Nest Heads and Talking Heads

The comic strip Nest Heads has been running a series all this week entitled "Voting Tips for the Radical Moderate". (Unfortunately this week's comics won't be available on line until next week). My immediate reaction was: cool, I made the comics!! OK, the main character doesn't look much like me; I'm not quite as skinny (anymore) as he is, and I can't grow a decent beard to save my life. But I've been using the "Radical Moderate" designation for quite a while now! Nice to see that I'm not alone in my innate dislike for extremes, and for party polities of any kind.

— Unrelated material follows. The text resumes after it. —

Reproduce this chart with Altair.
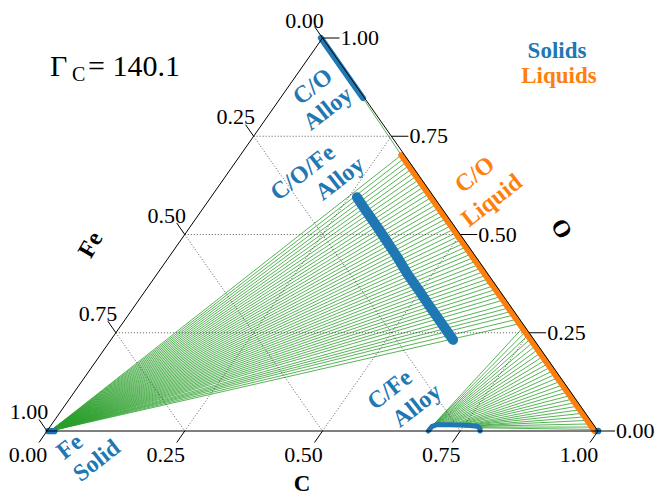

On a related note, this past weekend we went to see the movie Man of the Year. If nothing else, it should set the record as the most deceptively advertised film of all time. All of the commercials I saw portray it as a comedy vehicle for Robin Williams, in which he plays an irreverent comedian who apparently ascends to the presidency. In fact, the movie was perhaps 10% a comedy, and mostly a combination of thriller and political commentary. Unlike one of my all time favorite movies, Dave, MotY's theme was emphatically not that a regular guy might do a better job than politicians in running the country. In fact, the few actual political statements that Williams' character made in the movie were almost completely bland and contentless. The movie was mostly a commentary on corporate greed and on the danger of over-reliance on high-tech voting. Not at all what I was expecting.

Sometimes I do think a comedian really ought to be president though. At least he'd have a sense of humor about most of the stupidities that our politicians waste their time with, leaving him free to focus his serious energy on our genuine problems. Robin Williams wouldn't be my first choice though - and anyway isn't he an alien, and thus not legally allowed to be president? But there are other, much more qualified candidates. Just based on his quotes alone, Steven Wright would get my vote. Or maybe Andy Kaufman, if he really is still alive.

Then again, reasonable compromise does seem to still be possible occasionally, even under our current system, as evidenced by today's decision here in the Garden State. Robin Williams had the ultimate comment on that issue though, in one of the few actual laughs in Man of the Year:
"You want an amendment against same sex marriage?? Anyone who's ever been married knows it's always the same sex!"

4 Comments:

At 10/27/06, 1:12 AM, Blogger Jack Steiner said...

Andy Kaufman- He could wrestle Kim Jon Il and solve all of our problems in ten minutes or less.

Ok, maybe Kim is not a woman, but what the hell.

 
At 10/27/06, 8:04 AM, Blogger Soccer Dad said...

"Radical moderate?" That's how Thomas Friedman describes Yossi Beilin. (No, I'm not kidding.)

 
At 10/27/06, 8:04 AM, Blogger Soccer Dad said...

BTW, what's wrong with extremes?

 
At 10/27/06, 9:12 AM, Blogger Elie said...

Jack: Actually Kaufman did wrestle men as well. Remember his match with Jerry Lawler, and their famous brawl afterwards on the Letterman show? More than ten years after Kaufman's death, it was finally revealed that both the initial fight and the brawl were staged, thought they seemed incredibly real at the time. That's why there are still hold-outs who think he staged his own death as well.

David: If Yossi Beilin is a moderate than who would actually be considered leftist - Stalin? But you do raise a legitimate point. My viewpoints seem moderate to me, but probably those on the far left would consider me a rightist, and vice versa for those on the far right. So to some degree it's relative.